CREDERE ALLA CHIESA, NON AL VANGELO: ROBA DA ATEI

di DON ALBERTO CARRARA – Una delle realtà più curiose nella società italiana di oggi è il rapporto fra credenti e laici. Ci sono problemi colossali dietro quel “dato”, ma, senza pretendere di affrontare temi più grandi di noi, vorrei provare a mettere a fuoco a qualcosa di quello che si vede.

La parte maggioritaria – forse maggioritaria – della Chiesa cattolica si è spostata, nei tempi recenti, all’indietro, se così si può dire, verso le sue radici. Si torna al Vangelo. Si è cristiani perché si crede alla storia scritta in quel libro, quella che riferisce dell’uomo di Nazaret e del Golgota, morto e risorto. Da quella storia lì, però, sono nate tante altre storie, varie e variamente interessanti. In nome del Vangelo i cristiani si sono impegnati in una infinità di cose. Alcune strettamente legate a quel racconto e a quella storia – si pensi al monachesimo – altre invece legate a quella storia in maniera piuttosto blanda, spesso di difficile percezione. In nome del Vangelo si sono fondate istituzioni caritative, culturali, scuole, ospedali (il nome storico di “ospedale” in francese è Hôtel-Dieu, l’ostello, la casa di Dio)… e in nome del Vangelo si sono fatte politiche di ogni colore e perfino guerre. Di tutto insomma.

Perché parlo di questo “dato”, peraltro scontato? Non nutro la pretesa di fare un trattato di storia del cristianesimo. Ma vorrei capire una incertezza che sorge sempre quando ci si avvicina, anche oggi, al cristianesimo. Qualcuno – cattolico e non – accetta la fatica di andare alle radici e cerca di arrivare fino al Vangelo. Qualcuno – cattolico e non – si ferma prima e guarda a qualcuna delle tante realtà che al Vangelo si riferiscono. E in nome di quelle realtà giudica il cristianesimo. È ovvio che quando chi giudica il cristianesimo non è cristiano è portato più facilmente a fermarsi prima del Vangelo. Capisce una istituzione ecclesiastica, capisce un po’ di meno un uomo che è anche Dio, che muore, che risorge.

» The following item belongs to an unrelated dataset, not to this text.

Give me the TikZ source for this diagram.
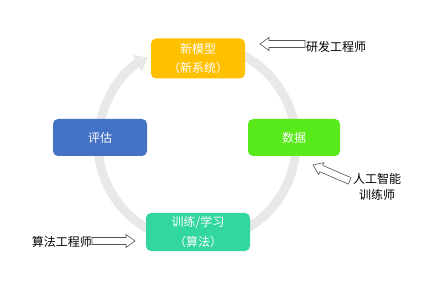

Questo spiega un fenomeno, molto moderno e, per certi versi, molto italiano. Sono i cosiddetti “atei devoti” o “laici devoti”. Non credono o sono agnostici, ma vedono bene il ruolo che la Chiesa può esercitare come “volano stabilizzatore” con le sue istituzioni e la sua rete di parrocchie, di oratori, di gruppi. Sono ammiratori di Papa Ratzinger, per l’enfasi culturale del Papa tedesco. Ammirano molto meno Papa Francesco per la patina di radicalismo evangelico di Papa Bergoglio. Gli atei devoti, dunque, non vanno, generalmente, fino al Vangelo. Si fermano prima.

Ma, proprio per questo, nasce un bel problema che interessa loro, gli atei devoti, ma interessa, e parecchio, i credenti. Si potrebbe riassumere con due domande. La Chiesa serve ai laici devoti? Sì, molto. I laici devoti servono alla Chiesa? No.

Potremmo cercare di giustificare un paradosso del genere con un altro paradosso. Se tutte le istituzioni “cristiane” crollassero, ma restasse il Vangelo, la Chiesa avrebbe ancora senso? Sì. Se, al contrario, il Vangelo sparisse e restassero le istituzioni ecclesiastiche, la Chiesa avrebbe ancora senso? No.

Sicché i rapporti fra credenti e laici si giustificano con tanti motivi, storici, sociali, culturali… Ma, alla fine, resta inevitabile, quella distonia. Credere al Vangelo non è lo stesso che non credere. Elementare, Watson. Elementare ma, mi sembra, spesso dimenticato.